**GIVEN INFORMATION:**
*-*-*
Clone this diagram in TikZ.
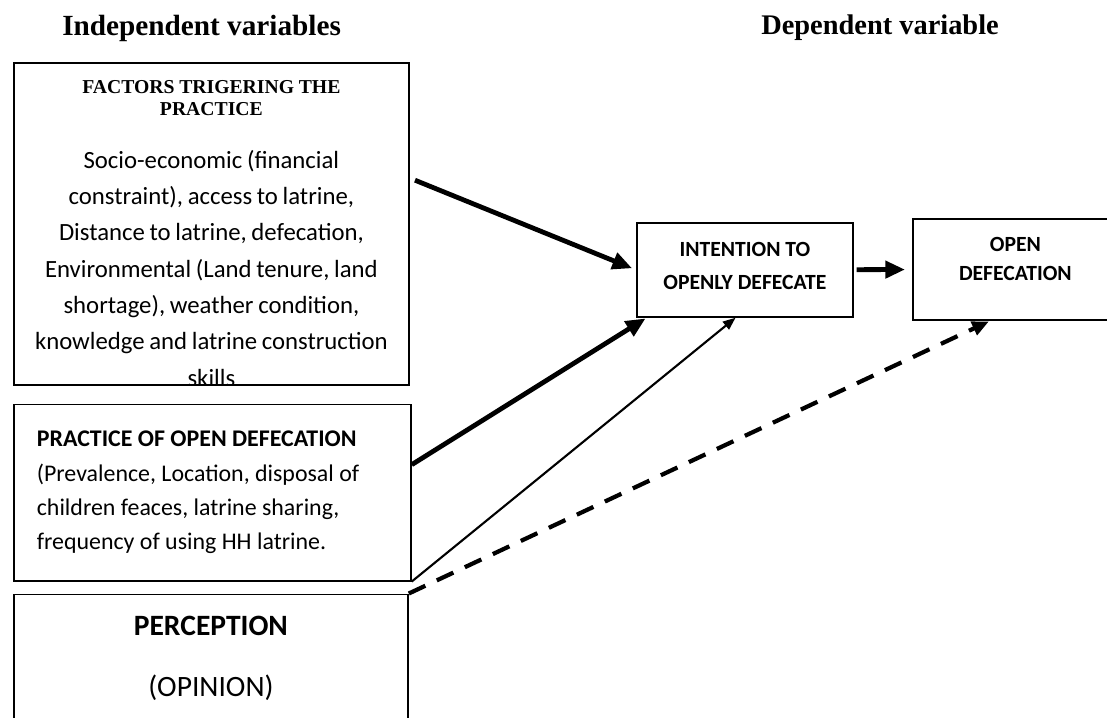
\documentclass[tikz,border=0pt]{standalone}
\usepackage{fontspec}
\setmainfont{Carlito}
\newfontfamily\headfont{Liberation Serif}
\usetikzlibrary{calc}
\usetikzlibrary{positioning}
\usetikzlibrary{arrows.meta}

\begin{document}
\begin{tikzpicture}[x=0.025cm,y=-0.025cm,
      box style/.style={rectangle,draw=black,line width=1.2pt,inner sep=0pt},
      head style/.style={font=\headfont\bfseries\fontsize{20.8}{24}\selectfont,
        anchor=west,inner sep=0pt},
      thick arrow/.style={line width=3.4pt,-{Triangle[length=14pt,width=12pt]}},
      thin arrow/.style={line width=1.5pt,-{Triangle[length=9pt,width=7pt]}},
      dash arrow/.style={line width=3pt,dash pattern=on 13pt off 9pt,
        -{Triangle[length=12pt,width=10pt]}}
      ]
      \useasboundingbox (0,0) rectangle (1107,718);
      \clip (0,0) rectangle (1107,718);

      \node[head style] (indep) at (62,28) {Independent variables};
      \node[head style,font=\headfont\bfseries\fontsize{20.2}{24}\selectfont]
        (dep) at (761,28) {Dependent variable};

      % left column
      \node[box style,anchor=north west,minimum width=9.875cm,
        minimum height=8.05cm] (factors) at (13,62) {};
      \begin{scope}
        \clip (factors.south west) rectangle (factors.north east);
        \node[anchor=north,inner sep=0pt,text width=9.7cm,align=center]
          (factorstext) at ($(factors.north)+(0,18)$)
          {{\headfont\bfseries\fontsize{14}{15.6}\selectfont FACTORS
            TRIGERING THE\\PRACTICE\par}\vspace{12pt}
           {\fontsize{17.6}{25.8}\selectfont Socio-economic (financial\\
            constraint), access to latrine,\\ Distance to latrine,
            defecation,\\ Environmental (Land tenure, land\\ shortage),
            weather condition,\\ knowledge and latrine construction\\
            skills\par}};
      \end{scope}
      \node[box style,below=0.45cm of factors.south west,anchor=north west,
        minimum width=9.925cm,minimum height=4.4cm,inner xsep=0.575cm,
        text width=8.775cm,align=flush left,
        font=\fontsize{17}{24.4}\selectfont] (practice)
        {\textbf{PRACTICE OF OPEN DEFECATION}\\(Prevalence, Location,
        disposal of\\ children feaces, latrine sharing,\\ frequency of
        using HH latrine.};
      \node[box style,below=0.3cm of practice.south west,anchor=north west,
        minimum width=9.85cm,minimum height=3.2cm,align=center,
        font=\fontsize{21}{24}\selectfont] (percep)
        {\textbf{PERCEPTION}\\[19pt](OPINION)};

      % right side
      \node[box style,anchor=north west,minimum width=5.4cm,
        minimum height=2.35cm,align=center,text depth=5.6pt,
        font=\bfseries\fontsize{15.4}{24}\selectfont] (intent) at (636,222)
        {INTENTION TO\\OPENLY DEFECATE};
      \node[box style,anchor=north west,minimum width=5.125cm,
        minimum height=2.525cm] (open) at (912,218) {};
      \node[anchor=north,inner sep=0pt,align=center,
        font=\bfseries\fontsize{15.4}{20.6}\selectfont] (opentext)
        at ($(open.north)+(0,19)$) {OPEN\\DEFECATION};

      \draw[thick arrow,shorten <=4pt,shorten >=3pt] (factors.13.7) -- (intent.west);
      \draw[thick arrow,shorten >=1pt] (practice.8) -- (intent.206);
      \draw[thin arrow] (practice.south east) -- (intent.259);
      \draw[dash arrow,shorten >=1pt] (percep.north east) -- (open.244);
      \draw[thick arrow,shorten <=2pt,shorten >=5pt] (intent) -- (open);

    \end{tikzpicture}
\end{document}
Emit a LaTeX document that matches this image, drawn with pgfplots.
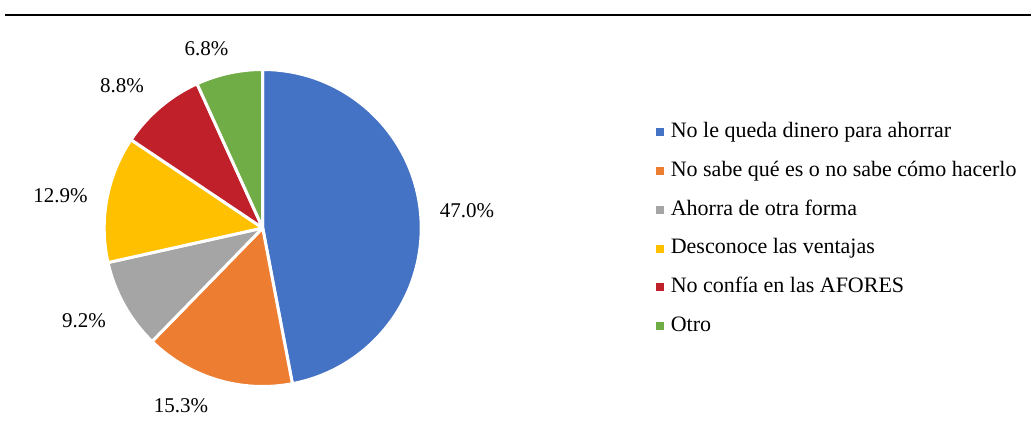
\documentclass[border=0pt]{standalone}
\usepackage{fontspec}
\setmainfont{Liberation Serif}
\usepackage{pgfplots}
\pgfplotsset{compat=1.18}
\usepackage{pgfplotstable}

\definecolor{cblue}{HTML}{4472C4}
\definecolor{corange}{HTML}{ED7D31}
\definecolor{cgray}{HTML}{A5A5A5}
\definecolor{cyellow}{HTML}{FFC000}
\definecolor{cred}{HTML}{C0202A}
\definecolor{cgreen}{HTML}{70AD47}

% share (%), slice colour, label baseline position (px, y downwards)
\pgfplotstableread{
value color lx ly
47.0 cblue 467 218
15.3 corange 181 413
9.2 cgray 84 328
12.9 cyellow 60.5 203
8.8 cred 122 93
6.8 cgreen 206.5 56
}\piedata

\begin{document}
\begin{tikzpicture}
\useasboundingbox (0,0) rectangle (515.5bp,218.5bp);
\begin{axis}[
  scale only axis, width=515.5bp, height=218.5bp,
  xmin=0, xmax=1031, ymin=-437, ymax=0,
  hide axis, clip=false,
  legend cell align=left,
  legend image code/.code={\fill[#1] (0bp,-1.75bp) rectangle (3.5bp,1.75bp);},
  legend style={draw=none, fill=none, inner sep=0pt, outer sep=0pt,
    at={(axis cs:656,-122.3)}, anchor=north west,
    font=\fontsize{11bp}{13bp}\selectfont,
    row sep=9.95bp, column sep=3.5bp,
    nodes={inner sep=0pt, text height=7.5bp, text depth=2bp}},
]
\addlegendimage{cblue}\addlegendentry{No le queda dinero para ahorrar}
\addlegendimage{corange}\addlegendentry{No sabe qué es o no sabe cómo hacerlo}
\addlegendimage{cgray}\addlegendentry{Ahorra de otra forma}
\addlegendimage{cyellow}\addlegendentry{Desconoce las ventajas}
\addlegendimage{cred}\addlegendentry{No confía en las AFORES}
\addlegendimage{cgreen}\addlegendentry{Otro}

\pgfplotsextra{%
  \draw[line width=1.2bp] (axis cs:5,-14.8) -- (axis cs:1031,-14.8);
  \pgfplotstablegetrowsof{\piedata}%
  \pgfmathtruncatemacro\lastrow{\pgfplotsretval-1}%
  \xdef\startang{90}%
  \foreach \i in {0,...,\lastrow}{%
    \pgfplotstablegetelem{\i}{value}\of\piedata \let\val\pgfplotsretval
    \pgfplotstablegetelem{\i}{color}\of\piedata \let\col\pgfplotsretval
    \pgfplotstablegetelem{\i}{lx}\of\piedata \let\lx\pgfplotsretval
    \pgfplotstablegetelem{\i}{ly}\of\piedata \let\ly\pgfplotsretval
    \pgfmathsetmacro\endang{\startang-3.6*\val}%
    \fill[\col, draw=white, line width=1.5bp, line join=round]
      (axis cs:262.7,-228) -- ++(\startang:79.25bp)
      arc[start angle=\startang, end angle=\endang, radius=79.25bp] -- cycle;
    \node[anchor=base, inner sep=0pt, font=\fontsize{10.5bp}{12bp}\selectfont]
      at (axis cs:\lx,-\ly)
      {\pgfmathprintnumber[fixed, fixed zerofill, precision=1, assume math mode=true]{\val}\%};
    \global\let\startang\endang
  }%
}
\end{axis}
\end{tikzpicture}
\end{document}
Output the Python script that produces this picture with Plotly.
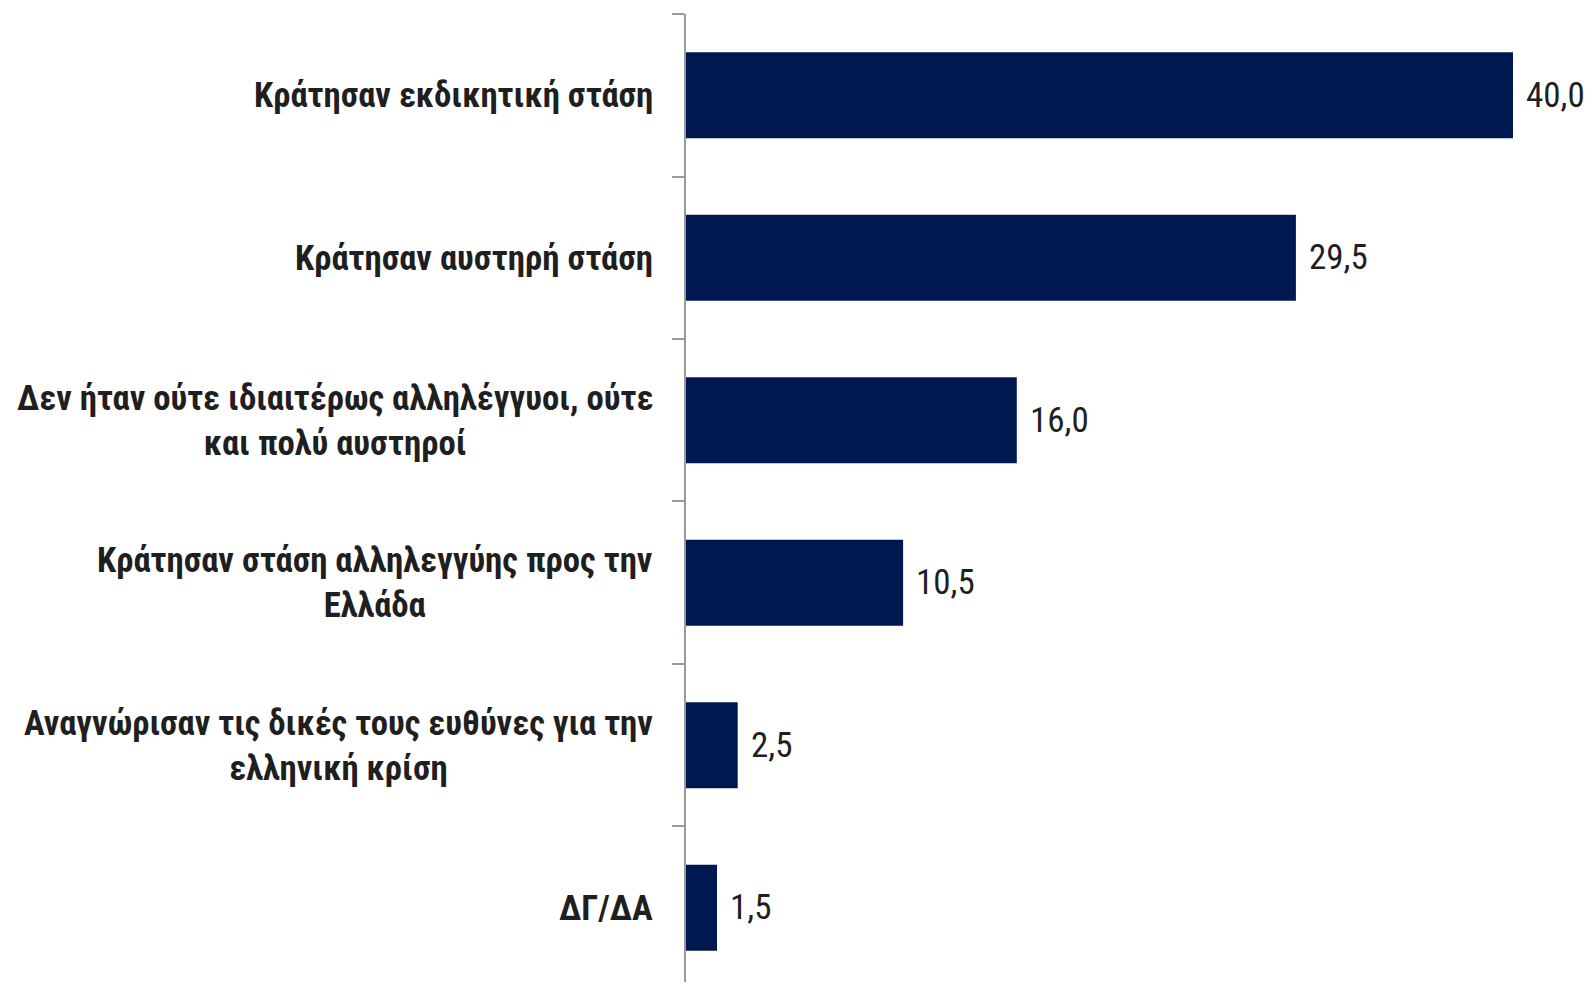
*-*-*
**WHAT YOU HAVE TO DO:** Write out the full listing verbatim, excluding its pictures.

**SOLUTION FOR THIS EXERCISE:**
Clone this diagram in TikZ.
\documentclass[tikz,border=0pt]{standalone}
\usepackage{fontspec}
\setmainfont{Carlito}
\newfontfamily\headfont{Liberation Serif}
\usetikzlibrary{calc}
\usetikzlibrary{positioning}
\usetikzlibrary{arrows.meta}

\begin{document}
\begin{tikzpicture}[x=0.025cm,y=-0.025cm,
      box style/.style={rectangle,draw=black,line width=1.2pt,inner sep=0pt},
      head style/.style={font=\headfont\bfseries\fontsize{20.8}{24}\selectfont,
        anchor=west,inner sep=0pt},
      thick arrow/.style={line width=3.4pt,-{Triangle[length=14pt,width=12pt]}},
      thin arrow/.style={line width=1.5pt,-{Triangle[length=9pt,width=7pt]}},
      dash arrow/.style={line width=3pt,dash pattern=on 13pt off 9pt,
        -{Triangle[length=12pt,width=10pt]}}
      ]
      \useasboundingbox (0,0) rectangle (1107,718);
      \clip (0,0) rectangle (1107,718);

      \node[head style] (indep) at (62,28) {Independent variables};
      \node[head style,font=\headfont\bfseries\fontsize{20.2}{24}\selectfont]
        (dep) at (761,28) {Dependent variable};

      % left column
      \node[box style,anchor=north west,minimum width=9.875cm,
        minimum height=8.05cm] (factors) at (13,62) {};
      \begin{scope}
        \clip (factors.south west) rectangle (factors.north east);
        \node[anchor=north,inner sep=0pt,text width=9.7cm,align=center]
          (factorstext) at ($(factors.north)+(0,18)$)
          {{\headfont\bfseries\fontsize{14}{15.6}\selectfont FACTORS
            TRIGERING THE\\PRACTICE\par}\vspace{12pt}
           {\fontsize{17.6}{25.8}\selectfont Socio-economic (financial\\
            constraint), access to latrine,\\ Distance to latrine,
            defecation,\\ Environmental (Land tenure, land\\ shortage),
            weather condition,\\ knowledge and latrine construction\\
            skills\par}};
      \end{scope}
      \node[box style,below=0.45cm of factors.south west,anchor=north west,
        minimum width=9.925cm,minimum height=4.4cm,inner xsep=0.575cm,
        text width=8.775cm,align=flush left,
        font=\fontsize{17}{24.4}\selectfont] (practice)
        {\textbf{PRACTICE OF OPEN DEFECATION}\\(Prevalence, Location,
        disposal of\\ children feaces, latrine sharing,\\ frequency of
        using HH latrine.};
      \node[box style,below=0.3cm of practice.south west,anchor=north west,
        minimum width=9.85cm,minimum height=3.2cm,align=center,
        font=\fontsize{21}{24}\selectfont] (percep)
        {\textbf{PERCEPTION}\\[19pt](OPINION)};

      % right side
      \node[box style,anchor=north west,minimum width=5.4cm,
        minimum height=2.35cm,align=center,text depth=5.6pt,
        font=\bfseries\fontsize{15.4}{24}\selectfont] (intent) at (636,222)
        {INTENTION TO\\OPENLY DEFECATE};
      \node[box style,anchor=north west,minimum width=5.125cm,
        minimum height=2.525cm] (open) at (912,218) {};
      \node[anchor=north,inner sep=0pt,align=center,
        font=\bfseries\fontsize{15.4}{20.6}\selectfont] (opentext)
        at ($(open.north)+(0,19)$) {OPEN\\DEFECATION};

      \draw[thick arrow,shorten <=4pt,shorten >=3pt] (factors.13.7) -- (intent.west);
      \draw[thick arrow,shorten >=1pt] (practice.8) -- (intent.206);
      \draw[thin arrow] (practice.south east) -- (intent.259);
      \draw[dash arrow,shorten >=1pt] (percep.north east) -- (open.244);
      \draw[thick arrow,shorten <=2pt,shorten >=5pt] (intent) -- (open);

    \end{tikzpicture}
\end{document}
Emit a LaTeX document that matches this image, drawn with pgfplots.
\documentclass[border=0pt]{standalone}
\usepackage{fontspec}
\setmainfont{Liberation Serif}
\usepackage{pgfplots}
\pgfplotsset{compat=1.18}
\usepackage{pgfplotstable}

\definecolor{cblue}{HTML}{4472C4}
\definecolor{corange}{HTML}{ED7D31}
\definecolor{cgray}{HTML}{A5A5A5}
\definecolor{cyellow}{HTML}{FFC000}
\definecolor{cred}{HTML}{C0202A}
\definecolor{cgreen}{HTML}{70AD47}

% share (%), slice colour, label baseline position (px, y downwards)
\pgfplotstableread{
value color lx ly
47.0 cblue 467 218
15.3 corange 181 413
9.2 cgray 84 328
12.9 cyellow 60.5 203
8.8 cred 122 93
6.8 cgreen 206.5 56
}\piedata

\begin{document}
\begin{tikzpicture}
\useasboundingbox (0,0) rectangle (515.5bp,218.5bp);
\begin{axis}[
  scale only axis, width=515.5bp, height=218.5bp,
  xmin=0, xmax=1031, ymin=-437, ymax=0,
  hide axis, clip=false,
  legend cell align=left,
  legend image code/.code={\fill[#1] (0bp,-1.75bp) rectangle (3.5bp,1.75bp);},
  legend style={draw=none, fill=none, inner sep=0pt, outer sep=0pt,
    at={(axis cs:656,-122.3)}, anchor=north west,
    font=\fontsize{11bp}{13bp}\selectfont,
    row sep=9.95bp, column sep=3.5bp,
    nodes={inner sep=0pt, text height=7.5bp, text depth=2bp}},
]
\addlegendimage{cblue}\addlegendentry{No le queda dinero para ahorrar}
\addlegendimage{corange}\addlegendentry{No sabe qué es o no sabe cómo hacerlo}
\addlegendimage{cgray}\addlegendentry{Ahorra de otra forma}
\addlegendimage{cyellow}\addlegendentry{Desconoce las ventajas}
\addlegendimage{cred}\addlegendentry{No confía en las AFORES}
\addlegendimage{cgreen}\addlegendentry{Otro}

\pgfplotsextra{%
  \draw[line width=1.2bp] (axis cs:5,-14.8) -- (axis cs:1031,-14.8);
  \pgfplotstablegetrowsof{\piedata}%
  \pgfmathtruncatemacro\lastrow{\pgfplotsretval-1}%
  \xdef\startang{90}%
  \foreach \i in {0,...,\lastrow}{%
    \pgfplotstablegetelem{\i}{value}\of\piedata \let\val\pgfplotsretval
    \pgfplotstablegetelem{\i}{color}\of\piedata \let\col\pgfplotsretval
    \pgfplotstablegetelem{\i}{lx}\of\piedata \let\lx\pgfplotsretval
    \pgfplotstablegetelem{\i}{ly}\of\piedata \let\ly\pgfplotsretval
    \pgfmathsetmacro\endang{\startang-3.6*\val}%
    \fill[\col, draw=white, line width=1.5bp, line join=round]
      (axis cs:262.7,-228) -- ++(\startang:79.25bp)
      arc[start angle=\startang, end angle=\endang, radius=79.25bp] -- cycle;
    \node[anchor=base, inner sep=0pt, font=\fontsize{10.5bp}{12bp}\selectfont]
      at (axis cs:\lx,-\ly)
      {\pgfmathprintnumber[fixed, fixed zerofill, precision=1, assume math mode=true]{\val}\%};
    \global\let\startang\endang
  }%
}
\end{axis}
\end{tikzpicture}
\end{document}
Output the Python script that produces this picture with Plotly.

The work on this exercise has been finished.